What must it be like to be left unchanged for too long even when you voice your discomfort, or again to be ignored in a group because too much is going on and you languish in front of a video, or to be the one person in the room that a newcomer doesn’t say hello to upon entering…and yet never to hold a grudge?

What must it be like to depend on others to dress you and move you from your bed to your chair, and to brush your teeth and wash your face, and to puree your lunch and feed it to you on a spoon…and yet to teach those of us who offer you our service modesty and humility and patience?

What must it be like to have no way to articulate frustration or pain, hunger or exhaustion, satisfaction or gratitude…and yet to express yourself in a language of clicks and sounds and smiles that fills me even as a writer with a joy I can never get from traditional words?

What must it be like to endure more surgeries in a few years than most people do in a lifetime, to suffer seizures that take over your mind and body and leave you beyond your own control, to undergo breathing treatments from the nebulizer and get medicines injected through your feeding tube all day and have your every breath and heartbeat monitored all night…and yet through it all to exhibit a perseverance that few marathon runners can match?

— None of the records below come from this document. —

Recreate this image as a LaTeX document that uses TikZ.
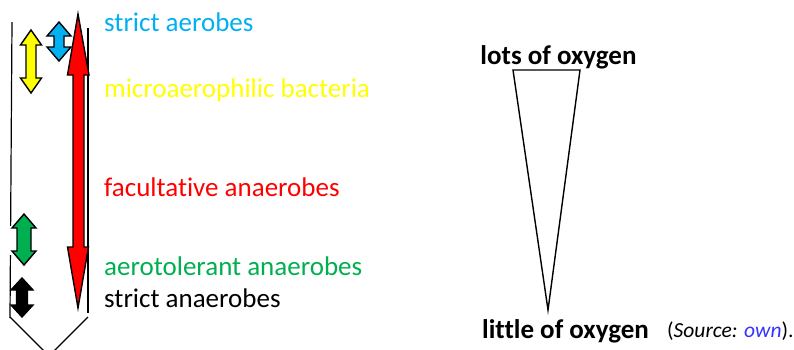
\documentclass[tikz,border=0pt]{standalone}
\usepackage{fontspec}
\setmainfont[Ligatures=NoCommon]{Carlito}
\definecolor{cyanT}{RGB}{0,176,240}
\definecolor{yelT}{RGB}{255,255,0}
\definecolor{redT}{RGB}{255,0,0}
\definecolor{greenT}{RGB}{0,176,80}
\definecolor{linkT}{RGB}{51,51,255}
\newcommand{\dblarr}[7]{% x, ytop, ybot, headhalf, shafthalf, headlen, color
  \filldraw[fill=#7,draw=black,line width=1.4pt,line join=miter]
   (#1,#2) -- (#1+#4,#2+#6) -- (#1+#5,#2+#6) -- (#1+#5,#3-#6) -- (#1+#4,#3-#6)
   -- (#1,#3) -- (#1-#4,#3-#6) -- (#1-#5,#3-#6) -- (#1-#5,#2+#6) -- (#1-#4,#2+#6) -- cycle;}
\tikzset{lbl/.style={anchor=west,inner sep=0pt,font=\fontsize{27}{32}\selectfont},
  blbl/.style={inner sep=0pt,font=\fontsize{27}{32}\selectfont\bfseries},
  tube/.style={line width=1.2pt}}
\begin{document}
\begin{tikzpicture}[x=1pt,y=-1pt]
\useasboundingbox (0,0) rectangle (794,349);
% tube
\draw[tube] (12,22) -- (10,318);
\draw[tube] (88,28) -- (88,313);
\draw[tube] (10,317) -- (45,352);
\draw[tube] (88,317) -- (53,352);
% arrows
\dblarr{31}{30}{93}{10.5}{5}{15}{yelT}
\dblarr{59}{22}{61}{12}{5}{14}{cyanT}
\filldraw[fill=redT,draw=black,line width=1.4pt]
  (78,14) -- (89,75) -- (84,75) -- (84,247) -- (88.5,247) -- (78,308) -- (67.5,247) -- (73,247) -- (73,75) -- (67.5,75) -- cycle;
\fill[white] (9,226) rectangle (16,255);
\dblarr{24}{214}{265}{12}{7}{14}{greenT}
\dblarr{22}{278}{317}{11}{5.5}{12}{black}
% labels
\node[lbl,text=cyanT] (sa) at (104,22) {strict aerobes};
\node[lbl,text=yelT] (mb) at (104,90) {microaerophilic bacteria};
\node[lbl,text=redT] (fa) at (104,187) {facultative anaerobes};
\node[lbl,text=greenT] (aa) at (104,266) {aerotolerant anaerobes};
\node[lbl] (sn) at (104,298) {strict anaerobes};
% triangle
\coordinate (tl) at (513,70);
\coordinate (tr) at (580,70);
\coordinate (tb) at (548,310);
\draw[line width=1.4pt,line join=miter] (tl) -- (tr) -- (tb) -- cycle;
\node[blbl] (lots) at (558.5,57) {lots of oxygen};
\node[blbl,anchor=west] (little) at (482,331) {little of oxygen};
\node[lbl,font=\fontsize{21.5}{25}\selectfont] (src) at (667,331) {(\textit{Source:} \textit{\textcolor{linkT}{own}}).};
\end{tikzpicture}
\end{document}
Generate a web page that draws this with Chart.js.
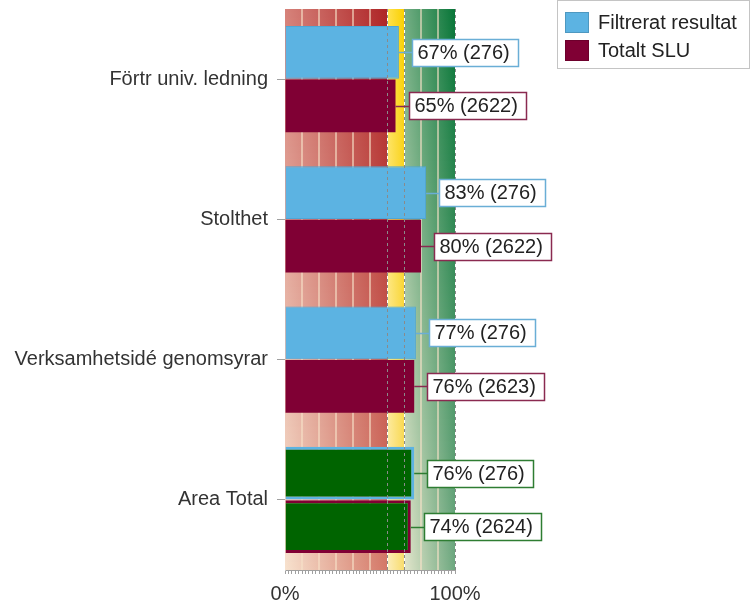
<!DOCTYPE html>
<html>
<head>
<meta charset="utf-8">
<script src="https://cdn.jsdelivr.net/npm/chart.js@4.4.0/dist/chart.umd.min.js"></script>
<style>
    html, body { margin: 0; padding: 0; background: #fff; }
</style>
</head>
<body>
<canvas id="chart" width="751" height="603"></canvas>
<script>
const categories = ['Förtr univ. ledning', 'Stolthet', 'Verksamhetsidé genomsyrar', 'Area Total'];
const filtreratValues = [67, 83, 77, 76];
const filtreratCounts = [276, 276, 276, 276];
const totaltValues = [65, 80, 76, 74];
const totaltCounts = [2622, 2622, 2623, 2624];
const xTickLabels = ['0%', '100%'];
const zoneLimits = [0, 60, 70, 100];

const BLUE = '#5cb3e2';
const RED = '#800034';
const GREEN = '#006400';
const FONT = '"Liberation Sans", Arial, sans-serif';

// zone colours: [left top, right top, left bottom, right bottom]
const zoneColors = [
    [[214, 130, 122], [174, 36, 38], [247, 226, 206], [212, 120, 104]],
    [[255, 226, 80], [250, 208, 0], [252, 238, 190], [248, 220, 110]],
    [[116, 174, 132], [8, 118, 56], [228, 230, 204], [110, 168, 128]]
];

function mix(a, b, t) {
    return 'rgb(' + a.map((v, k) => Math.round(v + (b[k] - v) * t)).join(',') + ')';
}

const zonePlugin = {
    id: 'zones',
    beforeDatasetsDraw(chart) {
        const { ctx, chartArea: a, scales: { x } } = chart;
        ctx.save();
        for (let y = a.top; y < a.bottom; y++) {
            const t = (y - a.top) / (a.bottom - a.top);
            for (let z = 0; z < 3; z++) {
                const x0 = x.getPixelForValue(zoneLimits[z]);
                const x1 = x.getPixelForValue(zoneLimits[z + 1]);
                const c = zoneColors[z];
                const g = ctx.createLinearGradient(x0, 0, x1, 0);
                g.addColorStop(0, mix(c[0], c[2], t));
                g.addColorStop(1, mix(c[1], c[3], t));
                ctx.fillStyle = g;
                ctx.fillRect(x0, y, x1 - x0, 1);
            }
        }
        // light grid every 10%
        ctx.strokeStyle = 'rgba(248, 226, 200, 0.8)';
        ctx.lineWidth = 1.5;
        for (let v = 10; v < 100; v += 10) {
            if (v === 60 || v === 70) continue;
            const px = Math.round(x.getPixelForValue(v));
            ctx.beginPath();
            ctx.moveTo(px, a.top);
            ctx.lineTo(px, a.bottom);
            ctx.stroke();
        }
        ctx.lineWidth = 1;
        ctx.strokeStyle = '#ffffff';
        [60, 70].forEach(v => {
            const px = Math.round(x.getPixelForValue(v)) + 0.5;
            ctx.beginPath();
            ctx.moveTo(px, a.top);
            ctx.lineTo(px, a.bottom);
            ctx.stroke();
        });
        ctx.restore();
    },
    afterDatasetsDraw(chart) {
        const { ctx, chartArea: a, scales: { x } } = chart;
        ctx.save();
        ctx.strokeStyle = '#8a8a8a';
        ctx.lineWidth = 1;
        ctx.setLineDash([3, 3]);
        [60, 70, 100].forEach(v => {
            const px = Math.round(x.getPixelForValue(v)) + 0.5;
            ctx.beginPath();
            ctx.moveTo(px, a.top);
            ctx.lineTo(px, a.bottom);
            ctx.stroke();
        });
        ctx.restore();
    }
};

const labelPlugin = {
    id: 'valueLabels',
    afterDatasetsDraw(chart) {
        const ctx = chart.ctx;
        ctx.save();
        ctx.font = '20px ' + FONT;
        ctx.textBaseline = 'middle';
        chart.data.datasets.forEach((ds, di) => {
            chart.getDatasetMeta(di).data.forEach((bar, i) => {
                const text = ds.data[i] + '% (' + ds.counts[i] + ')';
                const color = i === categories.length - 1 ? '#2e7d32' : ds.labelBorder;
                const w = Math.round(ctx.measureText(text).width) + 14;
                const h = 27;
                const x0 = Math.round(bar.x + 13) + 0.5;
                const y0 = Math.round(bar.y - h / 2) + 0.5;
                ctx.strokeStyle = color;
                ctx.lineWidth = 1.5;
                ctx.beginPath();
                ctx.moveTo(bar.x, Math.round(bar.y) + 0.5);
                ctx.lineTo(x0, Math.round(bar.y) + 0.5);
                ctx.stroke();
                ctx.fillStyle = '#fff';
                ctx.fillRect(x0, y0, w, h);
                ctx.strokeRect(x0, y0, w, h);
                ctx.fillStyle = '#222';
                ctx.fillText(text, x0 + 5, bar.y + 1);
            });
        });
        ctx.restore();
    }
};

const legendPlugin = {
    id: 'boxLegend',
    afterDraw(chart) {
        const ctx = chart.ctx;
        ctx.save();
        ctx.strokeStyle = '#c4c4c4';
        ctx.lineWidth = 1;
        ctx.strokeRect(557.5, 0.5, 192, 68);
        ctx.font = '20px ' + FONT;
        ctx.textBaseline = 'middle';
        chart.data.datasets.forEach((ds, i) => {
            const y = 12 + i * 28;
            ctx.fillStyle = ds.swatch;
            ctx.fillRect(565, y, 24, 21);
            ctx.strokeStyle = 'rgba(0,0,0,0.15)';
            ctx.strokeRect(565.5, y + 0.5, 23, 20);
            ctx.fillStyle = '#222';
            ctx.fillText(ds.label, 598, y + 11);
        });
        ctx.restore();
    }
};

const lastIndex = categories.length - 1;

new Chart(document.getElementById('chart'), {
    type: 'bar',
    data: {
        labels: categories,
        datasets: [
            {
                label: 'Filtrerat resultat',
                data: filtreratValues,
                counts: filtreratCounts,
                swatch: BLUE,
                labelBorder: '#6aaed6',
                backgroundColor: ctx => ctx.dataIndex === lastIndex ? GREEN : BLUE,
                borderColor: ctx => ctx.dataIndex === lastIndex ? BLUE : '#4fa6d6',
                borderWidth: ctx => ctx.dataIndex === lastIndex ? 3 : 1
            },
            {
                label: 'Totalt SLU',
                data: totaltValues,
                counts: totaltCounts,
                swatch: RED,
                labelBorder: '#8a2a50',
                backgroundColor: ctx => ctx.dataIndex === lastIndex ? GREEN : RED,
                borderColor: RED,
                borderWidth: ctx => ctx.dataIndex === lastIndex ? 3 : 0
            }
        ]
    },
    options: {
        indexAxis: 'y',
        responsive: false,
        animation: false,
        categoryPercentage: 0.76,
        barPercentage: 0.99,
        layout: { padding: { top: 9, right: 296, left: 0, bottom: 0 } },
        plugins: {
            legend: { display: false },
            tooltip: { enabled: false }
        },
        scales: {
            x: {
                min: 0,
                max: 100,
                afterFit: s => { s.height = 33; s.paddingLeft = 0; s.paddingRight = 0; },
                ticks: {
                    stepSize: 2,
                    autoSkip: false,
                    maxRotation: 0,
                    padding: 8,
                    color: '#333',
                    font: { size: 20, family: FONT },
                    callback: v => v === 0 ? xTickLabels[0] : (v === 100 ? xTickLabels[1] : '')
                },
                grid: { drawOnChartArea: false, tickLength: 4, color: '#a0a0a0' },
                border: { color: '#a0a0a0' }
            },
            y: {
                afterFit: s => { s.width = 285; s.paddingTop = 0; s.paddingBottom = 0; },
                ticks: {
                    padding: 9,
                    color: '#333',
                    font: { size: 20, family: FONT }
                },
                grid: { drawOnChartArea: false, offset: false, tickLength: 8, color: '#a0a0a0' },
                border: { color: '#c8c8c8' }
            }
        }
    },
    plugins: [zonePlugin, labelPlugin, legendPlugin]
});
</script>
</body>
</html>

What must it be like to have such low muscle tone that you’ll never walk and will always be (as a kindly doctor told us early on) a good sitter; that you can grasp little, lift less and manipulate least of all; that you struggle to swallow textured pureed foods…and yet to exhibit a kind of strength that goes far beyond the physical?

What must it be like to have even those of us who adore you most underestimate you because your unmet needs are simple or surprising…and yet to offer only unconditional love?

What must it be like to inspire many with the smallest gesture, to instill devotion without asking for it, to encourage generosity through your presence, to teach perspective in times of difficulty…and yet to take no pride or claim no credit?

What must it be like to be viewed as imperfect and take no offense…even though you’ve achieved a perfection we can’t appreciate in this world?

What must it be like? One can but wonder.